__TASK GOAL__. Starting at the first line of the data, print each line verbatim up to and including the line bearing "stroke: 'transparent', strokeWidth: 0", omitting pictures.

__AVAILABLE DATA__.
=====
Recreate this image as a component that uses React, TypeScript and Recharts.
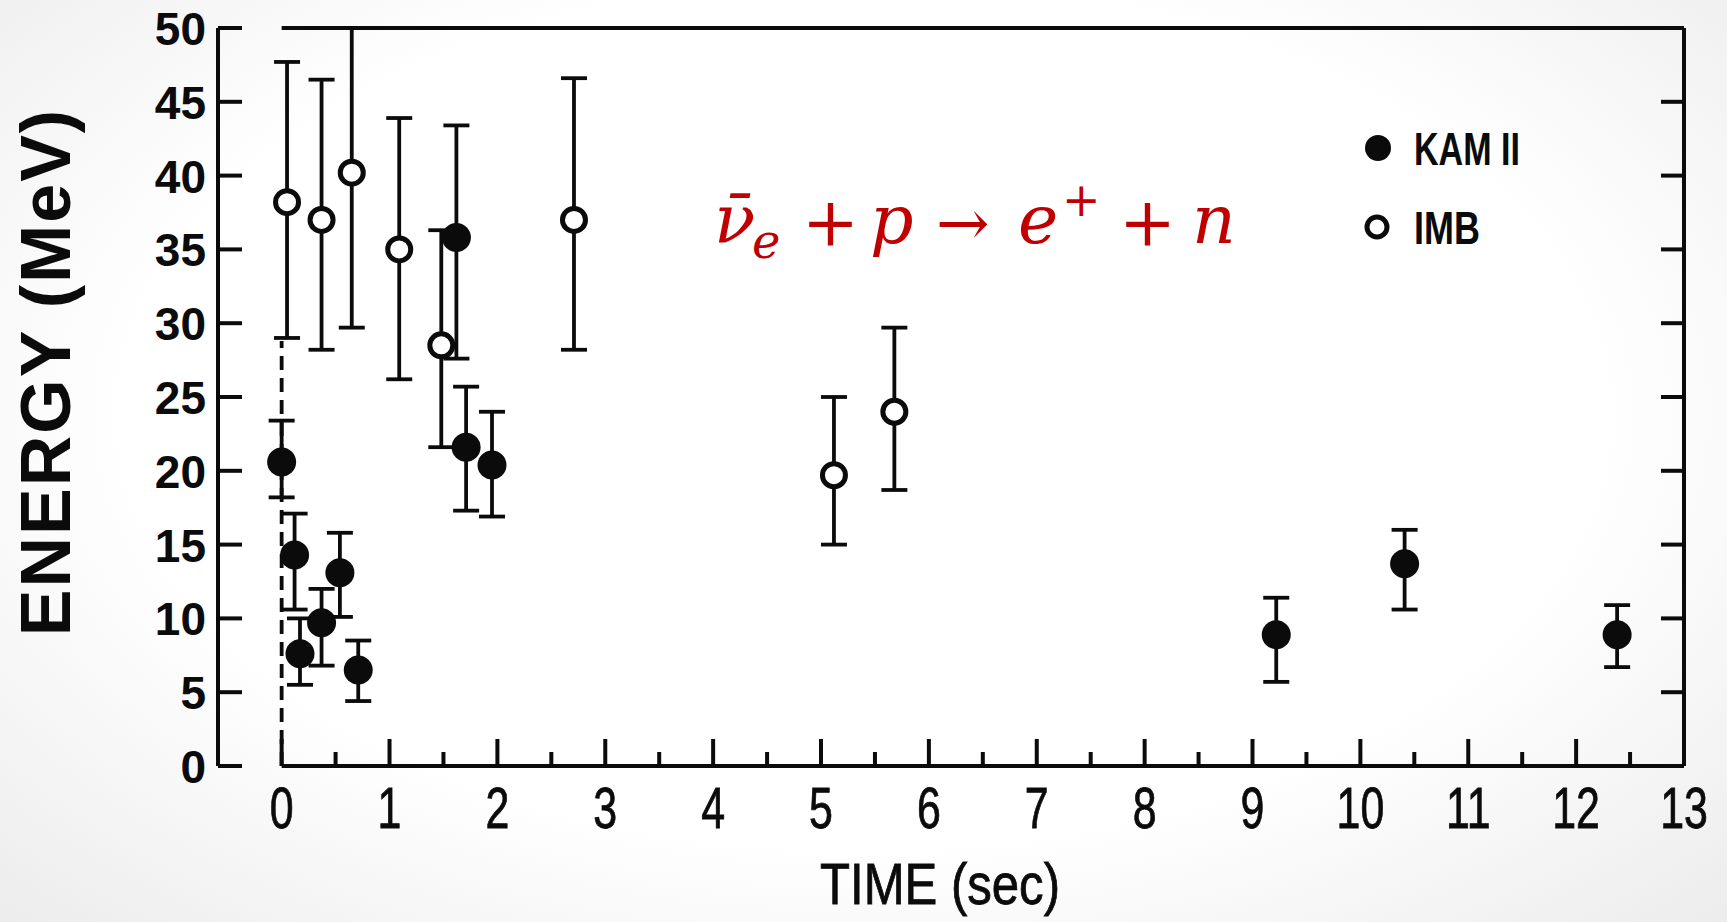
import React from 'react';
import { ScatterChart, Scatter, XAxis, YAxis, ErrorBar, ReferenceLine, Legend } from 'recharts';

const W = 1727;
const H = 922;

// ---- data ----
const kamTime = [0, 0.12, 0.17, 0.37, 0.54, 0.71, 1.62, 1.71, 1.95, 9.22, 10.41, 12.38];
const kamEnergy = [20.6, 14.3, 7.6, 9.7, 13.1, 6.5, 35.8, 21.6, 20.4, 8.9, 13.7, 8.9];
const kamLow = [18.2, 10.6, 5.5, 6.8, 10.1, 4.4, 27.6, 17.3, 16.9, 5.7, 10.6, 6.7];
const kamHigh = [23.4, 17.1, 10.0, 12.0, 15.8, 8.5, 43.4, 25.7, 24.0, 11.4, 16.0, 10.9];

const imbTime = [0.05, 0.37, 0.65, 1.09, 1.48, 2.71, 5.12, 5.68];
const imbEnergy = [38.2, 37.0, 40.2, 35.0, 28.5, 37.0, 19.7, 24.0];
const imbLow = [29.0, 28.2, 29.7, 26.2, 21.6, 28.2, 15.0, 18.7];
const imbHigh = [47.7, 46.5, 50.0, 43.9, 36.3, 46.6, 25.0, 29.7];

const xTicks = [0, 0.5, 1, 1.5, 2, 2.5, 3, 3.5, 4, 4.5, 5, 5.5, 6, 6.5, 7, 7.5, 8, 8.5, 9, 9.5, 10, 10.5, 11, 11.5, 12, 12.5, 13];
const yTicks = [0, 5, 10, 15, 20, 25, 30, 35, 40, 45, 50];
const xDomain: [number, number] = [-0.59, 13];
const yDomain: [number, number] = [0, 50];
const boxTime = [0, 13];
const triggerLineTop = 28.8;

const seriesNames = ['KAM II', 'IMB'];

const kamData = kamTime.map((t, i) => ({
  t,
  e: kamEnergy[i],
  err: [kamEnergy[i] - kamLow[i], kamHigh[i] - kamEnergy[i]],
}));
const imbData = imbTime.map((t, i) => ({
  t,
  e: imbEnergy[i],
  err: [imbEnergy[i] - imbLow[i], imbHigh[i] - imbEnergy[i]],
}));

const INK = '#0b0b0b';
const SANS = '"Liberation Sans", Arial, "DejaVu Sans", sans-serif';
const HIDDEN_LINE = { stroke: 'transparent', strokeWidth: 0 };

const LeftTick = (props: any) => {
  const { x, y, payload } = props;
  return (
    <g>
      <line x1={x} y1={y} x2={x + 24} y2={y} stroke={INK} strokeWidth={4} />
      <text x={x - 12} y={y + 17} textAnchor="end" fontFamily={SANS} fontWeight="bold" fontSize={46} fill={INK}>
        {payload.value}
      </text>
    </g>
  );
};

const RightTick = (props: any) => {
  const { x, y } = props;
  return <line x1={x - 23} y1={y} x2={x} y2={y} stroke={INK} strokeWidth={4} />;
};

const BottomTick = (props: any) => {
  const { x, y, payload } = props;
  const major = Number.isInteger(payload.value);
  return (
    <g>
      <line x1={x} y1={y} x2={x} y2={y - (major ? 27 : 14)} stroke={INK} strokeWidth={4} />
      {major && (
        <text
          transform={`translate(${x}, ${y + 62}) scale(0.74, 1)`}
          textAnchor="middle"
          fontFamily={SANS}
          fontSize={58}
          stroke={INK}
          strokeWidth={0.8}
          fill={INK}
        >
          {payload.value}
        </text>
      )}
    </g>
  );
};

const TopTick = (props: any) => {
  const { x, y, payload } = props;
  const major = Number.isInteger(payload.value);
  return <line x1={x} y1={y} x2={x} y2={y + (major ? 27 : 14)} stroke={INK} strokeWidth={4} />;
};

const FilledDot = (props: any) => {
  const { cx, cy } = props;
  if (cx == null || cy == null) return null;
  return <circle cx={cx} cy={cy} r={14.5} fill={INK} />;
};

const OpenDot = (props: any) => {
  const { cx, cy } = props;
  if (cx == null || cy == null) return null;
  return <circle cx={cx} cy={cy} r={11.5} fill="#ffffff" stroke={INK} strokeWidth={5} />;
};

const LegendContent = (props: any) => {
  const payload = (props.payload || []).filter((p: any) => seriesNames.includes(p.value));
  payload.sort((a: any, b: any) => seriesNames.indexOf(a.value) - seriesNames.indexOf(b.value));
  const widths = [106, 66];
  return (
    <svg width={330} height={140} style={{ overflow: 'visible' }}>
      {payload.map((item: any, i: number) => {
        const cy = 30 + i * 79;
        const filled = item.value === seriesNames[0];
        return (
          <g key={item.value}>
            {filled ? (
              <circle cx={20} cy={cy} r={13} fill={INK} />
            ) : (
              <circle cx={19} cy={cy} r={10} fill="#fff" stroke={INK} strokeWidth={5} />
            )}
            <text
              x={56}
              y={cy + 17}
              fontFamily={SANS}
              fontWeight="bold"
              fontSize={46}
              textLength={widths[i]}
              lengthAdjust="spacingAndGlyphs"
              fill={INK}
            >
              {item.value}
            </text>
          </g>
        );
      })}
    </svg>
  );
};

const XTitle = () => (
  <text
    x={940}
    y={904}
    textAnchor="middle"
    fontFamily={SANS}
    fontSize={58}
    textLength={240}
    lengthAdjust="spacingAndGlyphs"
    stroke={INK}
    strokeWidth={0.8}
    fill={INK}
  >
    TIME (sec)
  </text>
);

const YTitle = () => (
  <text
    x={70}
    y={372}
    transform="rotate(-90, 70, 372)"
    textAnchor="middle"
    fontFamily={SANS}
    fontWeight="bold"
    fontSize={70}
    letterSpacing={2}
    fill={INK}
  >
    ENERGY  (MeV)
  </text>
);

const RED = '#c00000';
const SERIF = '"DejaVu Serif", "Liberation Serif", serif';

export default function App() {
  return (
    <div
      style={{
        position: 'absolute',
        left: 0,
        top: 0,
        width: W,
        height: H,
        overflow: 'hidden',
        background: 'radial-gradient(ellipse at 50% 45%, #ffffff 60%, #ececec 100%)',
      }}
    >
      <ScatterChart width={W} height={H} margin={{ top: 0, right: 0, bottom: 0, left: 0 }}>
        <XAxis
          xAxisId="b"
          type="number"
          dataKey="t"
          domain={xDomain}
          allowDataOverflow
          ticks={xTicks}
          interval={0}
          axisLine={HIDDEN_LINE}
          tickLine={false}
          tickSize={0}
          tickMargin={0}
          height={156}
          tick={<BottomTick />}
          label={<XTitle />}
        />
        <XAxis
          xAxisId="t"
          orientation="top"
          type="number"
          domain={xDomain}
          allowDataOverflow
          ticks={xTicks}
          interval={0}
          axisLine={HIDDEN_LINE}
          tickLine={false}
          tickSize={0}
          tickMargin={0}
          height={28}
          tick={<TopTick />}
        />
        <YAxis
          yAxisId="l"
          type="number"
          dataKey="e"
          domain={yDomain}
          allowDataOverflow
          ticks={yTicks}
          interval={0}
          axisLine={{ stroke: INK, strokeWidth: 4 }}
          tickLine={false}
          tickSize={0}
          tickMargin={0}
          width={218}
          tick={<LeftTick />}
          label={<YTitle />}
        />
        <YAxis
          yAxisId="r"
          orientation="right"
          type="number"
          domain={yDomain}
          allowDataOverflow
          ticks={yTicks}
          interval={0}
          axisLine={{ stroke: INK, strokeWidth: 4 }}
          tickLine={false}
          tickSize={0}
          tickMargin={0}
          width={43}
          tick={<RightTick />}
        />
        <ReferenceLine
          xAxisId="b"
          yAxisId="l"
          segment={[{ x: boxTime[0], y: yDomain[0] }, { x: boxTime[1], y: yDomain[0] }]}
          ifOverflow="visible"
          stroke={INK}
          strokeWidth={4}
        />
        <ReferenceLine
          xAxisId="b"
          yAxisId="l"
          segment={[{ x: boxTime[0], y: yDomain[1] }, { x: boxTime[1], y: yDomain[1] }]}
          ifOverflow="visible"
          stroke={INK}
          strokeWidth={4}
        />
        <ReferenceLine
          xAxisId="b"
          yAxisId="l"
          segment={[{ x: boxTime[0], y: yDomain[0] }, { x: boxTime[0], y: triggerLineTop }]}
          ifOverflow="visible"
          stroke={INK}
          strokeWidth={3.8}
          strokeDasharray="14 8"
        />
        <Scatter
          name={seriesNames[0]}
          data={kamData}
          xAxisId="b"
          yAxisId="l"
          fill={INK}
          shape={<FilledDot />}
          isAnimationActive={false}
        >
          <ErrorBar dataKey="err" direction="y" width={13} stroke={INK} strokeWidth={3.8} isAnimationActive={false} />
        </Scatter>
        <Scatter
          name={seriesNames[1]}
          data={imbData}
          xAxisId="b"
          yAxisId="l"
          fill="#ffffff"
          shape={<OpenDot />}
          isAnimationActive={false}
        >
          <ErrorBar dataKey="err" direction="y" width={13} stroke={INK} strokeWidth={3.8} isAnimationActive={false} />
        </Scatter>
        <Legend
          layout="horizontal"
          verticalAlign="middle"
          align="center"
          wrapperStyle={{ left: 1358, top: 118, width: 330, height: 140 }}
          content={<LegendContent />}
        />
      </ScatterChart>
      <svg width={W} height={H} style={{ position: 'absolute', left: 0, top: 0, pointerEvents: 'none' }}>
        <text fontFamily={SERIF} fill={RED}>
          <tspan x={714} y={243} fontSize={68} fontStyle="italic">ν̄</tspan>
          <tspan x={752} y={258} fontSize={48} fontStyle="italic">e</tspan>
          <tspan x={802} y={245} fontSize={68}>+</tspan>
          <tspan x={870} y={243} fontSize={68} fontStyle="italic">p</tspan>
          <tspan x={936} y={245} fontSize={64}>→</tspan>
          <tspan x={1018} y={243} fontSize={68} fontStyle="italic">e</tspan>
          <tspan x={1062} y={216} fontSize={46}>+</tspan>
          <tspan x={1119} y={245} fontSize={68}>+</tspan>
          <tspan x={1192} y={243} fontSize={68} fontStyle="italic">n</tspan>
        </text>
      </svg>
    </div>
  );
}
=====
__WRITTEN RESPONSE__.
Recreate this image as a component that uses React, TypeScript and Recharts.
import React from 'react';
import { ScatterChart, Scatter, XAxis, YAxis, ErrorBar, ReferenceLine, Legend } from 'recharts';

const W = 1727;
const H = 922;

// ---- data ----
const kamTime = [0, 0.12, 0.17, 0.37, 0.54, 0.71, 1.62, 1.71, 1.95, 9.22, 10.41, 12.38];
const kamEnergy = [20.6, 14.3, 7.6, 9.7, 13.1, 6.5, 35.8, 21.6, 20.4, 8.9, 13.7, 8.9];
const kamLow = [18.2, 10.6, 5.5, 6.8, 10.1, 4.4, 27.6, 17.3, 16.9, 5.7, 10.6, 6.7];
const kamHigh = [23.4, 17.1, 10.0, 12.0, 15.8, 8.5, 43.4, 25.7, 24.0, 11.4, 16.0, 10.9];

const imbTime = [0.05, 0.37, 0.65, 1.09, 1.48, 2.71, 5.12, 5.68];
const imbEnergy = [38.2, 37.0, 40.2, 35.0, 28.5, 37.0, 19.7, 24.0];
const imbLow = [29.0, 28.2, 29.7, 26.2, 21.6, 28.2, 15.0, 18.7];
const imbHigh = [47.7, 46.5, 50.0, 43.9, 36.3, 46.6, 25.0, 29.7];

const xTicks = [0, 0.5, 1, 1.5, 2, 2.5, 3, 3.5, 4, 4.5, 5, 5.5, 6, 6.5, 7, 7.5, 8, 8.5, 9, 9.5, 10, 10.5, 11, 11.5, 12, 12.5, 13];
const yTicks = [0, 5, 10, 15, 20, 25, 30, 35, 40, 45, 50];
const xDomain: [number, number] = [-0.59, 13];
const yDomain: [number, number] = [0, 50];
const boxTime = [0, 13];
const triggerLineTop = 28.8;

const seriesNames = ['KAM II', 'IMB'];

const kamData = kamTime.map((t, i) => ({
  t,
  e: kamEnergy[i],
  err: [kamEnergy[i] - kamLow[i], kamHigh[i] - kamEnergy[i]],
}));
const imbData = imbTime.map((t, i) => ({
  t,
  e: imbEnergy[i],
  err: [imbEnergy[i] - imbLow[i], imbHigh[i] - imbEnergy[i]],
}));

const INK = '#0b0b0b';
const SANS = '"Liberation Sans", Arial, "DejaVu Sans", sans-serif';
const HIDDEN_LINE = { stroke: 'transparent', strokeWidth: 0 };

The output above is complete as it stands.